3. In figurative and allusive uses.
a. In allusion to the use of oil for anointing (ceremonial or medicinal) or for maintaining light or heat, esp. in reference to smooth i.e. soothing or flattering words.
to hold or bear up oil: to use flattering words.
to pour oil upon the waters: to appease strife or disturbance
As in, when did what appeased and healed become that which blanketed, smothered. When did that which we turned to become that which we distrust. Oily -- slick -- not flattery, but false flattery. Grease a palm -- to lubricate based on money, not fairness or earned advantage.
But now, for me, a dictionary is a place to retreat to -- to get lost in -- to look for grounding on days when I can feel the slightly lifting sense of dissociation setting in behind my forehead.
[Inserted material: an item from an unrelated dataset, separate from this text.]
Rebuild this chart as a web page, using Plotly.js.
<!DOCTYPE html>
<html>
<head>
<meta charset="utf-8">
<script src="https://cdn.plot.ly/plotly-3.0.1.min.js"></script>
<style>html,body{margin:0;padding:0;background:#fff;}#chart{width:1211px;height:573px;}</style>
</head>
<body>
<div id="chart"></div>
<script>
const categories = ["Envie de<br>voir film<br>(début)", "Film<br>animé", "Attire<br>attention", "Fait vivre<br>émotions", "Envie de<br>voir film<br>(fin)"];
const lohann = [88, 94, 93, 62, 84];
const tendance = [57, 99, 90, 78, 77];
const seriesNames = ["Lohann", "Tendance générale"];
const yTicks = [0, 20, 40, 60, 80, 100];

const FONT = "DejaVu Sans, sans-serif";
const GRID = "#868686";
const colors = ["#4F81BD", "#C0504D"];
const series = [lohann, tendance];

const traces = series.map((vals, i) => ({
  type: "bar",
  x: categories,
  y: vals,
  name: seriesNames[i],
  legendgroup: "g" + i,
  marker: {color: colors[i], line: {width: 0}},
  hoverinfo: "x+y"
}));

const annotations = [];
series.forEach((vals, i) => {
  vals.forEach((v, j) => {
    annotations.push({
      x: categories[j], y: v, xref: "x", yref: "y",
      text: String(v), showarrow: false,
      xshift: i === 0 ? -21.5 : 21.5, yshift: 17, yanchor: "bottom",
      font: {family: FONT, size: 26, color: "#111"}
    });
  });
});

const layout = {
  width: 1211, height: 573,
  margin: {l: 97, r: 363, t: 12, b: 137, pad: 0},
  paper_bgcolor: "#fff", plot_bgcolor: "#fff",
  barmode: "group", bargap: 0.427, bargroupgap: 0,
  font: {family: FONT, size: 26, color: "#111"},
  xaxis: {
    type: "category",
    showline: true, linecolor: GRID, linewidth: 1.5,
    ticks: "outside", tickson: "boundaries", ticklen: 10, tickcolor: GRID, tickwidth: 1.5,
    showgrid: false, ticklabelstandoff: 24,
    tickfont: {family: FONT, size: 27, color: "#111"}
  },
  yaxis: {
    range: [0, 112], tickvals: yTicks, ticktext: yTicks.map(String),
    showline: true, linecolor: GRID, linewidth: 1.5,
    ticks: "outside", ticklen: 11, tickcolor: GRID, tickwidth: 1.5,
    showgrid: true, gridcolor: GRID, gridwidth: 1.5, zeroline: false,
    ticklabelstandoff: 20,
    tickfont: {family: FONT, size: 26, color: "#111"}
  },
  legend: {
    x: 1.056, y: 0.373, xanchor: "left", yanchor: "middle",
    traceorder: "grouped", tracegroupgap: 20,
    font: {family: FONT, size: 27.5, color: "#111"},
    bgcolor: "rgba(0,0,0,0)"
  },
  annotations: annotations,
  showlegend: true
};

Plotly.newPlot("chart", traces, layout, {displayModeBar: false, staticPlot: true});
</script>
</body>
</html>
A few years ago, a poet friend of mine was living at McClains Hospital -- not dying there, as the case was. I brought her a book of poems and photographs by Sally Mann -- but realized immediately these things were too volatile for her life just then. So I took back the art and brought her a dictionary instead. It was a better gift.
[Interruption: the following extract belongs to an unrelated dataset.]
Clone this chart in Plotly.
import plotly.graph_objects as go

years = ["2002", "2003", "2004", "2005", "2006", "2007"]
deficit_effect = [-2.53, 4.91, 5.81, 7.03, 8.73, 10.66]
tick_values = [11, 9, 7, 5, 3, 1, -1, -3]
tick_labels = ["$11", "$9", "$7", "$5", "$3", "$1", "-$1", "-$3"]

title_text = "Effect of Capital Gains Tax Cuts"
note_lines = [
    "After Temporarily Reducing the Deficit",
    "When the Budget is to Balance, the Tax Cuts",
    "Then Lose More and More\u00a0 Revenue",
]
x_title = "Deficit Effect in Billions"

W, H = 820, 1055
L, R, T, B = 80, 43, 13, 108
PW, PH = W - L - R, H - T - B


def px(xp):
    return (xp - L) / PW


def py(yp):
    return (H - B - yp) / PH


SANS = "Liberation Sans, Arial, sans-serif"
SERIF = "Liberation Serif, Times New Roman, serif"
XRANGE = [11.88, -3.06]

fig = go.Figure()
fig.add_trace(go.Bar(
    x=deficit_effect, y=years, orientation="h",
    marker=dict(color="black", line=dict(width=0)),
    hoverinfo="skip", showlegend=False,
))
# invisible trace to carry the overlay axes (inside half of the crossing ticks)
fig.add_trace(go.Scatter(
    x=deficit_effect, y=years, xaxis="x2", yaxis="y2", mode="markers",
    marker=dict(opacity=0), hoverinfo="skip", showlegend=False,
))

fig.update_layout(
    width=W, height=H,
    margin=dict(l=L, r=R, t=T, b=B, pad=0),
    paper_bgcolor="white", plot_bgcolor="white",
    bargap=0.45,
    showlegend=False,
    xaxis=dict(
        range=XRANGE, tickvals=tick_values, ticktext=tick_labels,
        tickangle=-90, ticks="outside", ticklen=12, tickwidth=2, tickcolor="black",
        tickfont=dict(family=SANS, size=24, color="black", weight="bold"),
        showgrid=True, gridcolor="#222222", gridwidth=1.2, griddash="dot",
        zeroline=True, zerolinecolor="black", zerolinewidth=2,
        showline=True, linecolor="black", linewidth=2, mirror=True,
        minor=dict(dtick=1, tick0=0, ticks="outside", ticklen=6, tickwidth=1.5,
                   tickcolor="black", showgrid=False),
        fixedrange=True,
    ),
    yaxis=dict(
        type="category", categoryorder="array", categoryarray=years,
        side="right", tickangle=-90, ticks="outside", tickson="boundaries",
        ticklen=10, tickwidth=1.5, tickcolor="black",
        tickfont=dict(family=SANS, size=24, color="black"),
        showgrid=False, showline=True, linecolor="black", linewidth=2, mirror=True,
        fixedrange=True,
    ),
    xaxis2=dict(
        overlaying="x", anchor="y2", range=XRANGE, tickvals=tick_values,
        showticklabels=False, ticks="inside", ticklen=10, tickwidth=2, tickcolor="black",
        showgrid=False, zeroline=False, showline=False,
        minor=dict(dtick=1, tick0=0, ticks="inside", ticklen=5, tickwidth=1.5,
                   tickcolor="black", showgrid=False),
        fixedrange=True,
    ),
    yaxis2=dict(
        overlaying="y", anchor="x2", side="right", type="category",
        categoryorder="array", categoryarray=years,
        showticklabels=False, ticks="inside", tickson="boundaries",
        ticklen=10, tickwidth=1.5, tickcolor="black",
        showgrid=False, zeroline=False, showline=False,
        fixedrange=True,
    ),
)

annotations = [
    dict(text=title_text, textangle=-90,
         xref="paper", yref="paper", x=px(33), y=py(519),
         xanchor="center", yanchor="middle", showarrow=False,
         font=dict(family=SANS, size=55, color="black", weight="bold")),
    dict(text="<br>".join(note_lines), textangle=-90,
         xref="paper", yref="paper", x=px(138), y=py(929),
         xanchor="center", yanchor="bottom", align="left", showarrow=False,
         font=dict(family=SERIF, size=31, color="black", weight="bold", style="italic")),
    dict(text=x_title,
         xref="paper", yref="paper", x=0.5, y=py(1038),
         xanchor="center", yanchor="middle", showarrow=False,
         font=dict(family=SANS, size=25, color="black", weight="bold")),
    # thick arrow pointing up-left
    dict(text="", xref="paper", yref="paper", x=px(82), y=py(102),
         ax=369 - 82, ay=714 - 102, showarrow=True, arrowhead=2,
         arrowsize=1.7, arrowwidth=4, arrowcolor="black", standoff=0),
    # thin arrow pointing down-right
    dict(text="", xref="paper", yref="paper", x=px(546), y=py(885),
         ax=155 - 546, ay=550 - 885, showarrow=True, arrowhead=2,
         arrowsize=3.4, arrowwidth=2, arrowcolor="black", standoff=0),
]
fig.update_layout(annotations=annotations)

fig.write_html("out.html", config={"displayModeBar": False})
"Not everyone carries out the act of reading in the same way, but there is a manner of reading comparable to the act of writing -- it's an act that supresses the world. We annihilate the world with a book." Hélén Cixous.
So too, in defining we break down into history and elements -- into sound and allusion that which represents what we are looking at -- that which seems to stand between ourselves and understanding.
Molly, if you are still somewhere, I send you healing and fuel and boundless reserves.
1. Any of numerous mineral, vegetable, and synthetic substances and animal and vegetable fats that are generally slippery, combustible, viscous, liquid or liquefiable at room temperatures, soluble in various organic solvents such as ether but not in water, and used in a great variety of products, especially lubricants and fuels.
b. A petroleum derivative, such as a machine oil or lubricant.
3. A substance with an oily consistency.
4. Oil paint.
5. A painting done in oil paint.
6. Insincere flattery.
tr.v. oiled, oil·ing, oilsIdiom:
To lubricate, supply, cover, or polish with oil.
oil (someone's) hand/palm Informal
1. To bribe: an attorney who tried to oil the judge's hand to obtain a favorable verdict.
2. To give a tip to: oiled the porter's palm.
[Middle English, from Old French oile, from Latin oleum, olive oil, from Greek *elaiwon, elaion, from *elaiw, elai, olive.]